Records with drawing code
## start

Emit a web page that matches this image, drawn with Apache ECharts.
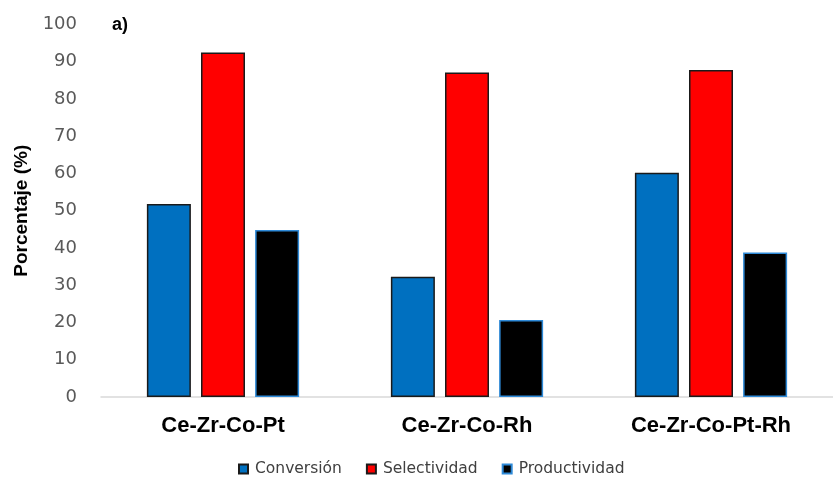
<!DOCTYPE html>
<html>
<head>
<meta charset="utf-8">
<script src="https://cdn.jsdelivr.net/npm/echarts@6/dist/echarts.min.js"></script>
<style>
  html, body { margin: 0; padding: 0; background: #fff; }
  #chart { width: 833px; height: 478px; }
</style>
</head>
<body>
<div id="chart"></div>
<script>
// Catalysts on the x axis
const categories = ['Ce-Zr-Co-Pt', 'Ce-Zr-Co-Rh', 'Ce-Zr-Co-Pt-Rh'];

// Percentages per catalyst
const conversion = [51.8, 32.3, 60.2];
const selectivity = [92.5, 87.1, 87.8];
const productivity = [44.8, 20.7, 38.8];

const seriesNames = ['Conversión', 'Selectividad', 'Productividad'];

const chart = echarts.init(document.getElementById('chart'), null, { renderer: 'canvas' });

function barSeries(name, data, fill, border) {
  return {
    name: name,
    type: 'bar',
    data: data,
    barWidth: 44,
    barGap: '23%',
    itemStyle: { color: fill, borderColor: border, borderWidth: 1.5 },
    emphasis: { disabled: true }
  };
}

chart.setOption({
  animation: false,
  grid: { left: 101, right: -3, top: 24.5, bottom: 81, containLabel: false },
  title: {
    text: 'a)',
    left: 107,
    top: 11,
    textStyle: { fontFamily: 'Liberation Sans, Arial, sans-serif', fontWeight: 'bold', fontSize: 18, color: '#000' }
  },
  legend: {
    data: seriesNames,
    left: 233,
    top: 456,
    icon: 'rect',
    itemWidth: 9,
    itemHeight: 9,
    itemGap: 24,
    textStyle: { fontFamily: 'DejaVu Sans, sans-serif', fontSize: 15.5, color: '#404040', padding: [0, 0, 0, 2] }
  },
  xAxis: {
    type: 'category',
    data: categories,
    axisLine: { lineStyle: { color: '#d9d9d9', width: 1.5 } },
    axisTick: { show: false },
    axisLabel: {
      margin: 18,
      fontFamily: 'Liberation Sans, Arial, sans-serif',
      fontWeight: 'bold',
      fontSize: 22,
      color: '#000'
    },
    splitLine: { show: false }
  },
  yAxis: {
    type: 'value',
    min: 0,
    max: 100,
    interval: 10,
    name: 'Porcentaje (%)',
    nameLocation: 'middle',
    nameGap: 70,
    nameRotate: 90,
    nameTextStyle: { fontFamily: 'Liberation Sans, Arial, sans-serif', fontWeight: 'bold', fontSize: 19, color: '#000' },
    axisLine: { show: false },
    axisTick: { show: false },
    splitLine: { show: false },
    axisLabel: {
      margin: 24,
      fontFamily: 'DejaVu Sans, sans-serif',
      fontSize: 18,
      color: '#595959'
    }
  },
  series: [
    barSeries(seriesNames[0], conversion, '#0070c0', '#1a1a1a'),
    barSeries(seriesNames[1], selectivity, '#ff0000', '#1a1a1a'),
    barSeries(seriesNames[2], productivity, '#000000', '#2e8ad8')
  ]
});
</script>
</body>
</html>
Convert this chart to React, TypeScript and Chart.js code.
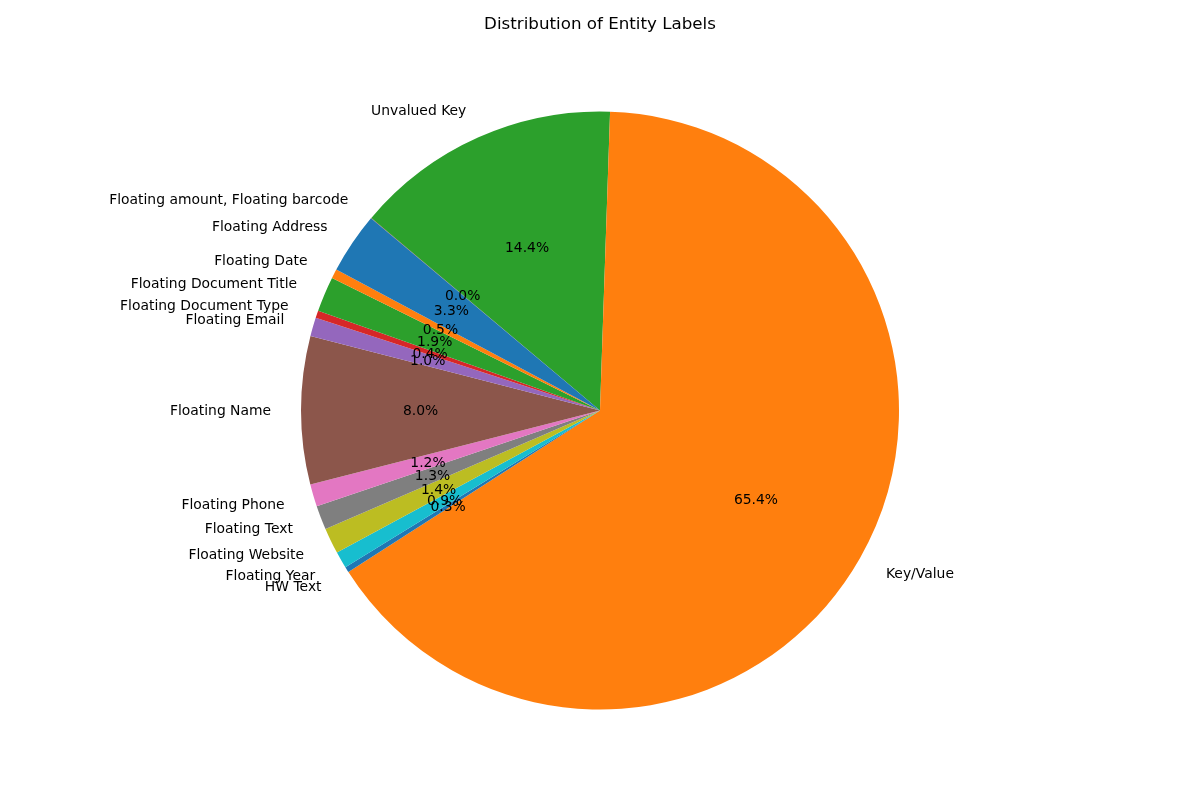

## end

WORK TO COMPLETE ▸ Omit every picture, then repeat the remaining data exactly as it appears above.

REPLY TO THE EXERCISE ▸
Emit a web page that matches this image, drawn with Apache ECharts.
<!DOCTYPE html>
<html>
<head>
<meta charset="utf-8">
<script src="https://cdn.jsdelivr.net/npm/echarts@6/dist/echarts.min.js"></script>
<style>
  html, body { margin: 0; padding: 0; background: #fff; }
  #chart { width: 833px; height: 478px; }
</style>
</head>
<body>
<div id="chart"></div>
<script>
// Catalysts on the x axis
const categories = ['Ce-Zr-Co-Pt', 'Ce-Zr-Co-Rh', 'Ce-Zr-Co-Pt-Rh'];

// Percentages per catalyst
const conversion = [51.8, 32.3, 60.2];
const selectivity = [92.5, 87.1, 87.8];
const productivity = [44.8, 20.7, 38.8];

const seriesNames = ['Conversión', 'Selectividad', 'Productividad'];

const chart = echarts.init(document.getElementById('chart'), null, { renderer: 'canvas' });

function barSeries(name, data, fill, border) {
  return {
    name: name,
    type: 'bar',
    data: data,
    barWidth: 44,
    barGap: '23%',
    itemStyle: { color: fill, borderColor: border, borderWidth: 1.5 },
    emphasis: { disabled: true }
  };
}

chart.setOption({
  animation: false,
  grid: { left: 101, right: -3, top: 24.5, bottom: 81, containLabel: false },
  title: {
    text: 'a)',
    left: 107,
    top: 11,
    textStyle: { fontFamily: 'Liberation Sans, Arial, sans-serif', fontWeight: 'bold', fontSize: 18, color: '#000' }
  },
  legend: {
    data: seriesNames,
    left: 233,
    top: 456,
    icon: 'rect',
    itemWidth: 9,
    itemHeight: 9,
    itemGap: 24,
    textStyle: { fontFamily: 'DejaVu Sans, sans-serif', fontSize: 15.5, color: '#404040', padding: [0, 0, 0, 2] }
  },
  xAxis: {
    type: 'category',
    data: categories,
    axisLine: { lineStyle: { color: '#d9d9d9', width: 1.5 } },
    axisTick: { show: false },
    axisLabel: {
      margin: 18,
      fontFamily: 'Liberation Sans, Arial, sans-serif',
      fontWeight: 'bold',
      fontSize: 22,
      color: '#000'
    },
    splitLine: { show: false }
  },
  yAxis: {
    type: 'value',
    min: 0,
    max: 100,
    interval: 10,
    name: 'Porcentaje (%)',
    nameLocation: 'middle',
    nameGap: 70,
    nameRotate: 90,
    nameTextStyle: { fontFamily: 'Liberation Sans, Arial, sans-serif', fontWeight: 'bold', fontSize: 19, color: '#000' },
    axisLine: { show: false },
    axisTick: { show: false },
    splitLine: { show: false },
    axisLabel: {
      margin: 24,
      fontFamily: 'DejaVu Sans, sans-serif',
      fontSize: 18,
      color: '#595959'
    }
  },
  series: [
    barSeries(seriesNames[0], conversion, '#0070c0', '#1a1a1a'),
    barSeries(seriesNames[1], selectivity, '#ff0000', '#1a1a1a'),
    barSeries(seriesNames[2], productivity, '#000000', '#2e8ad8')
  ]
});
</script>
</body>
</html>
Convert this chart to React, TypeScript and Chart.js code.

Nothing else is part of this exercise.